In their Foundation year, students at Waverley Meadows are learning how to be life-long learners including establishing school routines, getting along and interacting with others. Their participation in the transition program the previous year helps them have a seamless transition into school. Each Foundation student is buddied with a Year 6 student who acts as a mentor and assists them with making a smooth transition into school. Throughout the year, the students participate in classroom activities with their buddy such as buddy reading.
Foundation students are immersed in activities that develop their phonemic awareness through a synthetic phonics approach. This assists students to learn sounds and the letters that represent them. Students read one-on-one with the teacher on a regular basis and work towards achieving their personalised goals to become the strongest readers they can be. We also encourage parent and grandparent helpers to come in each day and listen to the children read.

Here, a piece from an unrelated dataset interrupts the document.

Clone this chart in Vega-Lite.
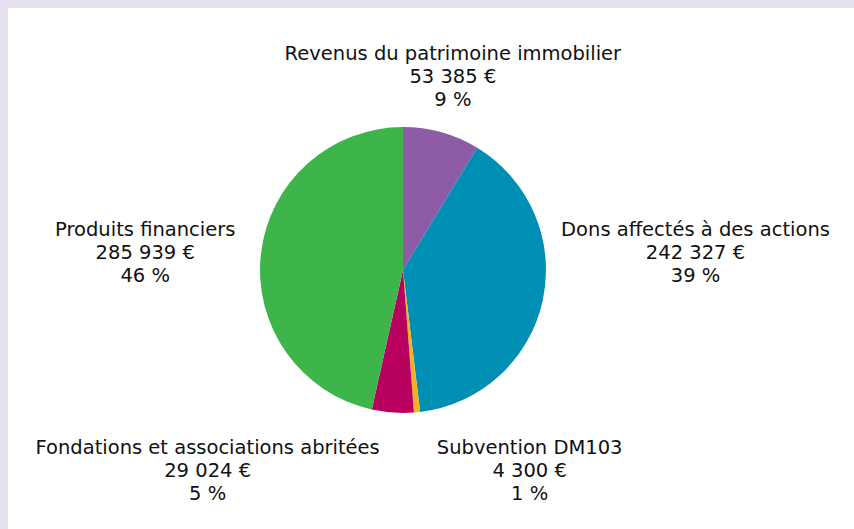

By providing many hands-on experiences, students are immersed in language experiences to promote rich vocabulary and to assist with transferring these experiences to paper. Students are exposed to fine-motor activities, non-fiction and fiction writing, spelling and punctuation and formal handwriting lessons to assist students to be confident writers.
Mathematics tasks are very multi-sensory in the junior years and focus on the development of base concepts in number. Students are always extended when they show interest and ability above and beyond curriculum standards.

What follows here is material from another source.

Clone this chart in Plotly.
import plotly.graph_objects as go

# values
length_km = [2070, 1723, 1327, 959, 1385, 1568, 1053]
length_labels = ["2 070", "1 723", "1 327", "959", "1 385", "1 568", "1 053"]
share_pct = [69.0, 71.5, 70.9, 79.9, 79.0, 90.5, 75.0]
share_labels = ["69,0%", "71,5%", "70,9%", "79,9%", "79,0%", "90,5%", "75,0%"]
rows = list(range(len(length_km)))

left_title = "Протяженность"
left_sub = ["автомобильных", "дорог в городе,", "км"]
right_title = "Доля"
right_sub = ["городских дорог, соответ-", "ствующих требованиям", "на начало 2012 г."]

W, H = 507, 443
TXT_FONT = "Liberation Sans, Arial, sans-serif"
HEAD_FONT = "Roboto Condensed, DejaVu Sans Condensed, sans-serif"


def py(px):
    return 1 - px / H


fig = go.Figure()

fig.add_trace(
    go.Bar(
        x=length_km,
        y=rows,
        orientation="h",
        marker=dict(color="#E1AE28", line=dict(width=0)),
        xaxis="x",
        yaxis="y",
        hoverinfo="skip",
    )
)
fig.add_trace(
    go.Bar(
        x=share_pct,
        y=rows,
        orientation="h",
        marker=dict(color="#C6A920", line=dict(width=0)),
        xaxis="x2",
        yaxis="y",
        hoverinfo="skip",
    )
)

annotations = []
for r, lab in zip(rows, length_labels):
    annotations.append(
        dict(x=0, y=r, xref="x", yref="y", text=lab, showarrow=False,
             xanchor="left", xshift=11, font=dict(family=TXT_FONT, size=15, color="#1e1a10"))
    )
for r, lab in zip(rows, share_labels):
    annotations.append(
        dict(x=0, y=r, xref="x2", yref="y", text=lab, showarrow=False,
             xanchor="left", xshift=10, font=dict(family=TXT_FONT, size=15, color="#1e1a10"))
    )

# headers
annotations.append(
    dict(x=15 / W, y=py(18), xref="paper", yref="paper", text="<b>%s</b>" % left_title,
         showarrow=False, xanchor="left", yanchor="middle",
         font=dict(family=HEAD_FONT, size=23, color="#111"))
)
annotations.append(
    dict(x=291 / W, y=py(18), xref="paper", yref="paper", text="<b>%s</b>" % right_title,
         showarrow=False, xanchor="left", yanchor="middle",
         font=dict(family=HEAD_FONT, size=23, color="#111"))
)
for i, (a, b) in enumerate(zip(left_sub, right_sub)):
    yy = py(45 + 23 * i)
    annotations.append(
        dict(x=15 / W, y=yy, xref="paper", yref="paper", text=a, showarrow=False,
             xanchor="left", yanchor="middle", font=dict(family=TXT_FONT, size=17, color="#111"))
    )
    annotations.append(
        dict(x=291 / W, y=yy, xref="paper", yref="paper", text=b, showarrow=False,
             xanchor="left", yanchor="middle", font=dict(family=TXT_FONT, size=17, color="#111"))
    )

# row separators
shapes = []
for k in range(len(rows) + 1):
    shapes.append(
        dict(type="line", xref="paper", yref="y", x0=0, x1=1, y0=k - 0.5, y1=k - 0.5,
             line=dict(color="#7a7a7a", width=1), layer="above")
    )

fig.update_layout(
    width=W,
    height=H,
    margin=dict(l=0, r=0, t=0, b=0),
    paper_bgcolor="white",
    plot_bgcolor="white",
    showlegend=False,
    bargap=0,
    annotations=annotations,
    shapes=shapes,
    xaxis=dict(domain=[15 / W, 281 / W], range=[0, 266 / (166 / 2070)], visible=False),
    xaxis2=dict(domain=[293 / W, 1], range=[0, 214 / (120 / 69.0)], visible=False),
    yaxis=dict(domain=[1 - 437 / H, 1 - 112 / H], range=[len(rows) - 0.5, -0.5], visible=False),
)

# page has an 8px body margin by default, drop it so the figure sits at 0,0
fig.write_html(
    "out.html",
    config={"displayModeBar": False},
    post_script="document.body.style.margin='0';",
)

Each class follows the same numeracy lesson structure. We begin with number tasks to practise automatic recall skills such as counting and addition facts. Following this, the teacher models and teaches specific maths skills which the students then apply through a range of hands-on activities. Every lesson concludes with a time for students to reflect on their learning.
The use of technology, as well as programs and applications, are formally taught regularly throughout the year. Students also learn about being cyber safe.
Social and Emotional Learning activities include circle time, discussions and role plays to help students develop their ability to identify and communicate their emotions, problem solve in situations of conflict and seek help when needed.
Each term, we have a different inquiry topic that looks at an area of history, geography or personal studies.